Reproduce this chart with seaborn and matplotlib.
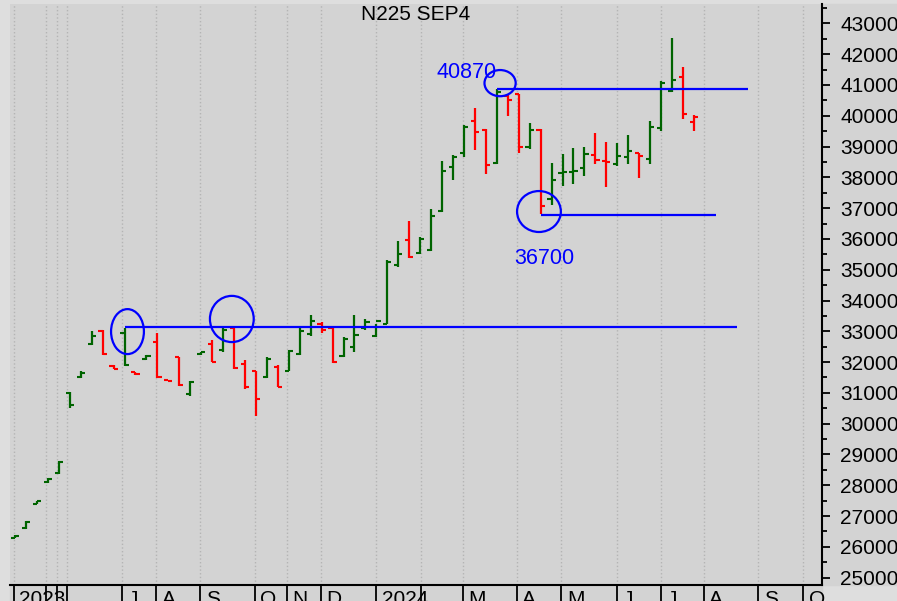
import numpy as np
import pandas as pd
import matplotlib
matplotlib.use("Agg")
import matplotlib.pyplot as plt
from matplotlib.patches import Ellipse, Rectangle
from matplotlib.ticker import MultipleLocator
import matplotlib.transforms as mtransforms
import seaborn as sns

# weekly OHLC bars, N225 Sep 2024 futures
opens = [26300, 26600, 27400, 28100, 28400, 30980, 31500, 32600, 33000, 31880,
         32950, 31680, 32100, 32650, 31410, 32150, 30950, 32250, 32600, 32400,
         33100, 31950, 31700, 31500, 31850, 31720, 32250, 32900, 33250, 33100,
         32200, 32500, 33100, 32850, 33250, 35150, 35950, 35550, 35650, 36900,
         38340, 38780, 39840, 39540, 38470, 40640, 40700, 38970, 39540, 37300,
         38150, 38180, 38290, 38720, 38530, 38420, 38670, 38790, 38580, 39610,
         40810, 41270, 39790]
highs = [26380, 26850, 27500, 28240, 28800, 31040, 31720, 33020, 33040, 31905,
         33120, 31690, 32230, 32940, 31420, 32175, 31400, 32340, 32720, 33100,
         33120, 32070, 31720, 32175, 31905, 32400, 33150, 33530, 33290, 33120,
         32830, 33530, 33390, 33240, 35320, 35940, 36580, 36050, 36960, 38530,
         38720, 39700, 40260, 39570, 40880, 40700, 40710, 39770, 39570, 38470,
         38760, 38940, 38990, 39450, 39160, 39100, 39370, 38800, 39840, 41130,
         42510, 41570, 40020]
lows = [26280, 26570, 27380, 28070, 28370, 30500, 31470, 32560, 32230, 31775,
        31870, 31580, 32070, 31480, 31370, 31230, 30900, 32230, 31990, 32340,
        31770, 31120, 30260, 31490, 31180, 31710, 32230, 32850, 32950, 31980,
        32150, 32320, 33040, 32800, 33240, 35100, 35390, 35510, 35620, 36880,
        37910, 38670, 38890, 38100, 38430, 39990, 38780, 38910, 36800, 37100,
        37730, 37800, 38040, 38430, 37700, 38380, 38420, 37970, 38430, 39510,
        40780, 39880, 39510]
closes = [26340, 26800, 27480, 28200, 28750, 30600, 31650, 32850, 32250, 31790,
          31900, 31600, 32200, 31500, 31380, 31250, 31350, 32320, 32000, 33050,
          31800, 31200, 30800, 32100, 31200, 32350, 33000, 33350, 33050, 32000,
          32750, 32880, 33300, 33320, 35250, 35510, 35400, 36000, 36740, 38200,
          38650, 39650, 39480, 38400, 40780, 40500, 39000, 39540, 37070, 37930,
          38180, 38210, 38750, 38560, 38500, 38690, 38860, 38690, 39640, 41050,
          41160, 40050, 39970]

# month boundaries (in bar units) and their labels
month_pos = [-0.1, 2.83, 3.84, 4.75, 9.77, 12.88, 16.9, 21.9, 24.8, 27.9,
             33.0, 37.1, 40.9, 45.8, 49.9, 55.0, 59.0, 62.9, 67.9, 72.0]
month_labels = ["2023", "", "", "", "J", "A", "S", "O", "N", "D",
                "2024", "", "M", "A", "M", "J", "J", "A", "S", "O"]

# drawn support / resistance levels
level_values = [33150, 40870, 36780]
level_start = [10, 44, 48]
level_end = [65.9, 66.9, 64.0]
level_text = ["", "40870", "36700"]
text_pos = [(None, None), (38.5, 41400), (45.6, 35350)]

# circles: centre bar, centre value, width (bars), height (points)
circle_x = [10.27, 19.8, 44.3, 47.85]
circle_y = [32990, 33400, 41060, 36890]
circle_w = [3.0, 4.0, 2.85, 4.0]
circle_h = [1460, 1500, 850, 1330]

df = pd.DataFrame({"open": opens, "high": highs, "low": lows, "close": closes})
df["bar"] = np.arange(len(df))
prev_close = df["close"].shift(1).fillna(df["open"])
df["dir"] = np.where(df["close"] >= prev_close, "up", "down")

sns.set_theme(style="ticks")
plt.rcParams["font.family"] = ["Liberation Sans", "DejaVu Sans"]

grey = "#d3d3d3"
fig = plt.figure(figsize=(8.97, 6.01), dpi=100, facecolor="#dedede")
ax = fig.add_axes([10 / 897, 16 / 601, 812 / 897, 581 / 601])
ax.set_facecolor(grey)
# label bands keep the plot grey (drawn beneath the axes)
fig.patches.append(Rectangle((822 / 897, 16 / 601), 75 / 897, 581 / 601,
                             transform=fig.transFigure, color=grey, zorder=-5))
fig.patches.append(Rectangle((10 / 897, 0), 812 / 897, 16 / 601,
                             transform=fig.transFigure, color=grey, zorder=-5))

palette = {"up": "#006400", "down": "#ff0000"}
bar_cols = df["dir"].map(palette)

# high-low range
ax.vlines(df["bar"], df["low"], df["high"], colors=bar_cols, linewidth=1.6, zorder=3)
# open tick on the left, close tick on the right
sns.scatterplot(data=df, x="bar", y="open", hue="dir", palette=palette, marker=0,
                s=9, linewidth=1.5, legend=False, ax=ax, zorder=3)
sns.scatterplot(data=df, x="bar", y="close", hue="dir", palette=palette, marker=1,
                s=9, linewidth=1.5, legend=False, ax=ax, zorder=3)

for v, x0, x1 in zip(level_values, level_start, level_end):
    ax.hlines(v, x0, x1, colors="#0000ff", linewidth=1.6, zorder=4)
for (tx, ty), t in zip(text_pos, level_text):
    if t:
        ax.text(tx, ty, t, color="#0000ff", fontsize=15.5, va="center", ha="left")
for cx, cy, w, h in zip(circle_x, circle_y, circle_w, circle_h):
    ax.add_patch(Ellipse((cx, cy), w, h, fill=False, edgecolor="#0000ff",
                         linewidth=1.6, zorder=4))

ax.set_xlim(-0.46, 73.7)
ax.set_ylim(24760, 43630)

# right-hand price axis
ax.yaxis.tick_right()
ax.yaxis.set_major_locator(MultipleLocator(1000))
ax.yaxis.set_minor_locator(MultipleLocator(500))
ax.tick_params(axis="y", which="major", length=6, width=1.3, pad=7,
               labelsize=15, colors="black")
ax.tick_params(axis="y", which="minor", length=3.5, width=1.3, colors="black")

# month ticks along the bottom
ax.set_xticks(month_pos, month_labels)
ax.tick_params(axis="x", which="major", length=12, width=1.3, pad=-8.4,
               labelsize=15, direction="out", colors="black")
offset = mtransforms.ScaledTranslation(4 / 72, 0, fig.dpi_scale_trans)
for lab in ax.get_xticklabels():
    lab.set_ha("left")
    lab.set_transform(lab.get_transform() + offset)

ax.grid(axis="x", linestyle=":", color="#b4b4b4", linewidth=1)
ax.grid(axis="y", visible=False)
ax.set_xlabel("")
ax.set_ylabel("")

for side in ["top", "left"]:
    ax.spines[side].set_visible(False)
for side in ["bottom", "right"]:
    ax.spines[side].set_color("black")
    ax.spines[side].set_linewidth(1.5)

ax.text(0.5, 0.982, "N225 SEP4", transform=ax.transAxes, ha="center",
        va="center", fontsize=15, color="black")

fig.savefig("out.png", dpi=100, facecolor=fig.get_facecolor())
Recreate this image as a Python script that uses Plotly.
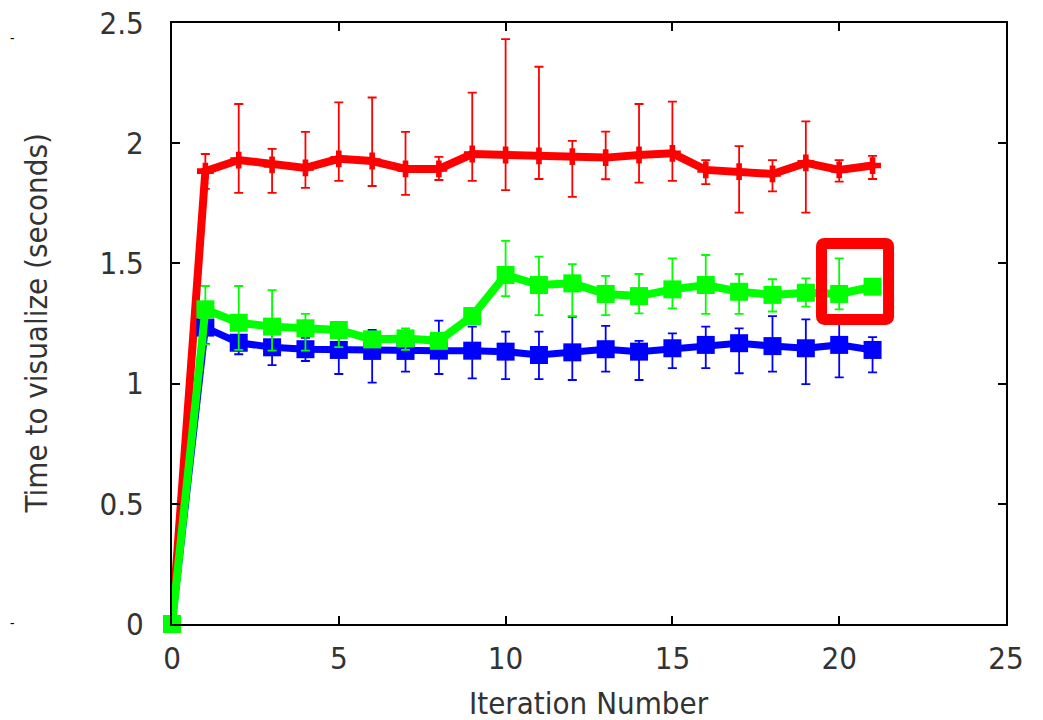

Problem description: Restate the material word for word from its first line through the line containing "import seaborn as sns", both included; the pictures do not belong in it.

Complete answer:
Reproduce this chart with seaborn and matplotlib.
import numpy as np
import pandas as pd
import matplotlib
matplotlib.use("Agg")
import matplotlib.pyplot as plt
from matplotlib.patches import Ellipse, Rectangle
from matplotlib.ticker import MultipleLocator
import matplotlib.transforms as mtransforms
import seaborn as sns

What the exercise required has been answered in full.